The Beautiful Grounds of the Original Pass-a-Grille Hotel prior to the September 28, 1922 fire.
Can you spot the alligator tank? (details below)
Information from 'Pass-A-Grille Historical Trail by Steve Rajtar'
East side of Pass-A-Grille Way, between 23rd and 25th Aves.
Site of Hotel La Plaza
Zephaniah Phillips obtained title to this property, extending from south of present-day 23rd Ave. to the middle of 31st Ave., including the tip of the Don Ce-Sar Peninsula, in October of 1902. His cost was $1.52 per acre. He died on January 21, 1903, and title to this land passed to his daughter, Anna C. Hartley. In 1906, she built the Hotel La Plaza on a 400 foot strip of land overlooking the Little McPherson Bayou.
Until the Don Ce-Sar was built over two decades later, the La Plaza was the best on the beaches. The square frame building was surrounded with covered verandas, and showed a few Victorian curlicues. It was linked by a boardwalk to quarters for the hotel employees and the servants of guests, a two-story building at the corner of 26th Ave. About seven cottages were located in between.
The property was sold in 1913 for $35,000 to H. Walter Fuller's St. Petersburg Land Company. It was renamed the Pass-A-Grille Hotel, and Fuller constructed a tropical garden between the boat dock and the hotel.
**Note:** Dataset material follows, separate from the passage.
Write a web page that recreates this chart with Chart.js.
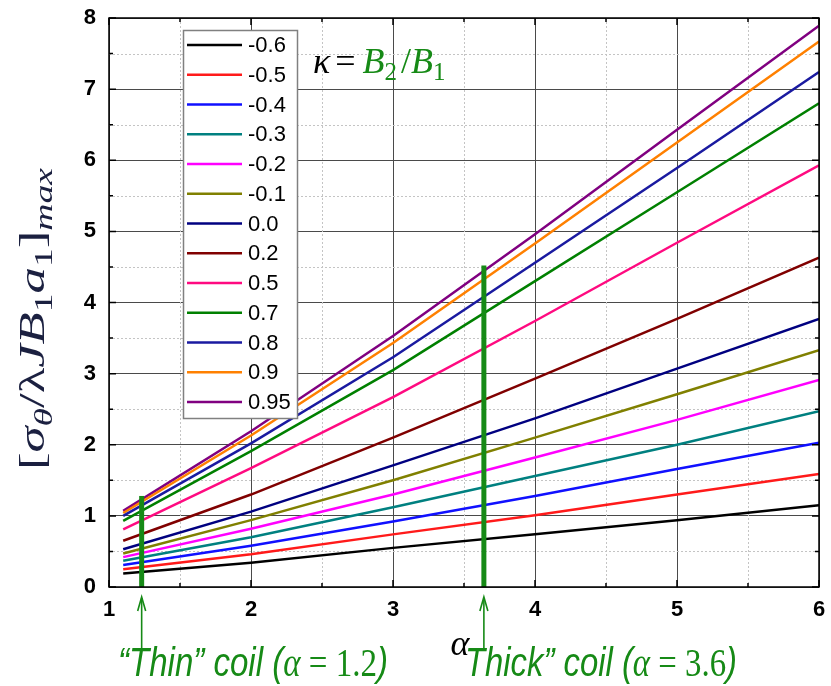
<!DOCTYPE html>
<html><head><meta charset="utf-8">
<script src="https://cdn.jsdelivr.net/npm/chart.js@4.4.0/dist/chart.umd.min.js"></script>
<style>html,body{margin:0;padding:0;background:#fff;}canvas{display:block;}</style>
</head><body>
<canvas id="c" width="831" height="686"></canvas>
<script>
// ---- data ----
const alphaValues = [1.1, 2, 3, 4, 5, 6];
const kappaLabels = ['-0.6','-0.5','-0.4','-0.3','-0.2','-0.1','0.0','0.2','0.5','0.7','0.8','0.9','0.95'];
const kM06 = [0.19, 0.34, 0.55, 0.74, 0.94, 1.15];
const kM05 = [0.25, 0.46, 0.74, 1.01, 1.30, 1.59];
const kM04 = [0.31, 0.58, 0.92, 1.28, 1.66, 2.03];
const kM03 = [0.37, 0.70, 1.12, 1.56, 2.00, 2.47];
const kM02 = [0.42, 0.82, 1.30, 1.82, 2.35, 2.91];
const kM01 = [0.47, 0.94, 1.50, 2.10, 2.71, 3.33];
const kP00 = [0.53, 1.06, 1.71, 2.37, 3.07, 3.77];
const kP02 = [0.65, 1.30, 2.10, 2.93, 3.77, 4.63];
const kP05 = [0.81, 1.67, 2.67, 3.74, 4.84, 5.93];
const kP07 = [0.93, 1.91, 3.05, 4.30, 5.55, 6.80];
const kP08 = [1.00, 2.02, 3.23, 4.56, 5.89, 7.24];
const kP09 = [1.04, 2.13, 3.43, 4.83, 6.25, 7.67];
const kP095 = [1.07, 2.19, 3.53, 4.96, 6.43, 7.89];
const seriesValues = [kM06,kM05,kM04,kM03,kM02,kM01,kP00,kP02,kP05,kP07,kP08,kP09,kP095];
const seriesColors = ['#000000','#ff1a1a','#1010ff','#008080','#ff00ff','#808000','#000080','#800000','#ff0a80','#008000','#1a1aa0','#ff8000','#800080'];
const xTickValues = [1,2,3,4,5,6];
const yTickValues = [0,1,2,3,4,5,6,7,8];
const coilX = [1.23, 3.64];
const coilTop = [1.28, 4.52];
const coilText = ['\u201CThin\u201D coil (', 'Thick\u201D coil ('];
const coilAlpha = ['1.2', '3.6'];
const GREEN = '#168a16';

const datasets = [];
coilX.forEach((x,i)=>{
  datasets.push({label:'coil'+i, data:[{x:x,y:0},{x:x,y:coilTop[i]}], borderColor:GREEN, borderWidth:5, pointRadius:0, order:0, borderCapStyle:'butt'});
});
seriesValues.forEach((vals,i)=>{
  datasets.push({label:kappaLabels[i], data:alphaValues.map((a,j)=>({x:a,y:vals[j]})), borderColor:seriesColors[i], borderWidth:2.5, pointRadius:0, tension:0, order:1});
});

const frame = {
  id:'frame',
  beforeDatasetsDraw(chart){
    const {ctx, chartArea:a, scales:{x,y}} = chart;
    ctx.save();
    ctx.strokeStyle='#c4c4c4'; ctx.lineWidth=1; ctx.setLineDash([2,2]);
    for(let v=1.5; v<6; v+=1){const p=Math.round(x.getPixelForValue(v))+0.5; ctx.beginPath(); ctx.moveTo(p,a.top); ctx.lineTo(p,a.bottom); ctx.stroke();}
    for(let v=0.5; v<8; v+=1){const p=Math.round(y.getPixelForValue(v))+0.5; ctx.beginPath(); ctx.moveTo(a.left,p); ctx.lineTo(a.right,p); ctx.stroke();}
    ctx.restore();
  },
  afterDatasetsDraw(chart){
    const {ctx, chartArea:a, scales:{x,y}} = chart;
    ctx.save();
    ctx.strokeStyle='#000'; ctx.lineWidth=1.5;
    ctx.strokeRect(a.left, a.top, a.right-a.left, a.bottom-a.top);
    ctx.lineWidth=1.5;
    for(let v=1; v<=6.001; v+=0.5){
      const L = (Math.abs(v-Math.round(v))<1e-6)?7:4;
      const p=x.getPixelForValue(v);
      ctx.beginPath(); ctx.moveTo(p,a.bottom); ctx.lineTo(p,a.bottom-L); ctx.moveTo(p,a.top); ctx.lineTo(p,a.top+L); ctx.stroke();
    }
    for(let v=0; v<=8.001; v+=0.5){
      const L = (Math.abs(v-Math.round(v))<1e-6)?7:4;
      const p=y.getPixelForValue(v);
      ctx.beginPath(); ctx.moveTo(a.left,p); ctx.lineTo(a.left+L,p); ctx.moveTo(a.right,p); ctx.lineTo(a.right-L,p); ctx.stroke();
    }
    // legend
    const lx=183, ly=30, lw=114, lh=388;
    ctx.fillStyle='#fff'; ctx.fillRect(lx,ly,lw,lh);
    ctx.strokeStyle='#808080'; ctx.lineWidth=1.5; ctx.strokeRect(lx+0.5,ly+0.5,lw,lh);
    ctx.font='22px "Liberation Sans", Arial, sans-serif'; ctx.textBaseline='middle'; ctx.textAlign='left';
    kappaLabels.forEach((lab,i)=>{
      const ry = 45 + i*29.75;
      ctx.strokeStyle=seriesColors[i]; ctx.lineWidth=2.5;
      ctx.beginPath(); ctx.moveTo(187,ry); ctx.lineTo(242,ry); ctx.stroke();
      ctx.fillStyle='#000'; ctx.fillText(lab, 248, ry+1);
    });
    ctx.restore();
  },
  afterDraw(chart){
    const {ctx, chartArea:a, scales:{x,y}} = chart;
    ctx.save();
    const serif='"Liberation Serif","DejaVu Serif",serif';
    // kappa annotation
    let cx=313, base=73, F=36;
    const seg=(t,font,color,dy)=>{ctx.font=font; ctx.fillStyle=color; ctx.fillText(t,cx,base+(dy||0)); cx+=ctx.measureText(t).width;};
    ctx.textBaseline='alphabetic'; ctx.textAlign='left';
    seg('\u03BA','italic '+F+'px '+serif,'#000');
    cx+=5; seg('=', F+'px '+serif,'#000'); cx+=7;
    seg('B','italic '+F+'px '+serif,GREEN);
    seg('2', Math.round(F*0.7)+'px '+serif,GREEN,7); cx+=4;
    seg('/', F+'px '+serif,GREEN);
    seg('B','italic '+F+'px '+serif,GREEN);
    seg('1', Math.round(F*0.7)+'px '+serif,GREEN,7);

    // y axis title (rotated)
    const parts=[['[',0,0,1],['\u03C3',1,0,1],['\u03B8',1,1,0.7],['/',0,0,1],['\u03BB',0,0,1],['J',1,0,1],['B',1,0,1],['1',0,1,0.7],['a',1,0,1],['1',0,1,0.7],[']',0,0,1],['max',1,1,0.7]];
    const TF=35;
    const fnt=p=>(p[1]?'italic ':'')+Math.round(TF*p[3])+'px '+serif;
    let total=0; parts.forEach(p=>{ctx.font=fnt(p); total+=ctx.measureText(p[0]).width;});
    const target=302, sc=target/total;
    ctx.save();
    ctx.translate(44, 319); ctx.rotate(-Math.PI/2); ctx.scale(sc,1);
    let tx=-total/2;
    parts.forEach(p=>{ctx.font=fnt(p); ctx.fillStyle='#1b2040'; ctx.fillText(p[0],tx,p[2]?8:0); tx+=ctx.measureText(p[0]).width;});
    ctx.restore();

    // x axis title
    ctx.font='italic 36px '+serif; ctx.fillStyle='#000'; ctx.textAlign='center';
    ctx.fillText('\u03B1', 460, 655);

    // coil arrows and captions
    const sans='"Liberation Sans Narrow","Liberation Sans",Arial,sans-serif';
    const capStart=[118,465], capWidth=[270,272];
    coilX.forEach((cv,i)=>{
      const px=x.getPixelForValue(cv);
      ctx.strokeStyle=GREEN; ctx.lineWidth=1.6;
      ctx.beginPath(); ctx.moveTo(px,598); ctx.lineTo(px,648); ctx.stroke();
      ctx.beginPath(); ctx.moveTo(px-4,611); ctx.lineTo(px,597); ctx.lineTo(px+4,611); ctx.stroke();
      const CF=40;
      const cps=[[coilText[i],'italic '+CF+'px '+sans],['\u03B1','italic '+CF+'px '+serif],[' = '+coilAlpha[i], CF+'px '+serif],[')','italic '+CF+'px '+sans]];
      let tw=0; cps.forEach(c=>{ctx.font=c[1]; tw+=ctx.measureText(c[0]).width;});
      const s=capWidth[i]/tw;
      ctx.save(); ctx.translate(capStart[i],676); ctx.scale(s,1);
      let ox=0; ctx.textAlign='left'; ctx.fillStyle=GREEN;
      cps.forEach(c=>{ctx.font=c[1]; ctx.fillText(c[0],ox,0); ox+=ctx.measureText(c[0]).width;});
      ctx.restore();
    });
    ctx.restore();
  }
};

const tickFont={family:'"Liberation Sans", Arial, sans-serif', size:22, weight:'bold'};
new Chart(document.getElementById('c'),{
  type:'line',
  data:{datasets},
  options:{
    responsive:false, animation:false, devicePixelRatio:1,
    layout:{padding:{left:0,right:12,top:18,bottom:0}},
    plugins:{legend:{display:false}, tooltip:{enabled:false}},
    scales:{
      x:{type:'linear', min:1, max:6,
        afterFit:s=>{s.height=99; s.paddingLeft=0; s.paddingRight=0;},
        afterBuildTicks:s=>{s.ticks=xTickValues.map(v=>({value:v}));},
        ticks:{color:'#000', font:tickFont, padding:10, maxRotation:0},
        grid:{color:'#4a4a4a', lineWidth:1, drawTicks:false},
        border:{display:false}
      },
      y:{type:'linear', min:0, max:8,
        afterFit:s=>{s.width=109; s.paddingTop=0; s.paddingBottom=0;},
        afterBuildTicks:s=>{s.ticks=yTickValues.map(v=>({value:v}));},
        ticks:{color:'#000', font:tickFont, padding:13},
        grid:{color:'#4a4a4a', lineWidth:1, drawTicks:false},
        border:{display:false}
      }
    }
  },
  plugins:[frame]
});
</script>
</body></html>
The two alligators who lived in a concrete tank escaped during the hurricane of 1921.
The hotel burned down on September 28, 1922, just a week after the town's new fire pumper truck had arrived. Before they could unroll the new hoses, the hotel was engulfed in flames.
The alligator tank was removed in 1959 during the construction of the Petite Apartments.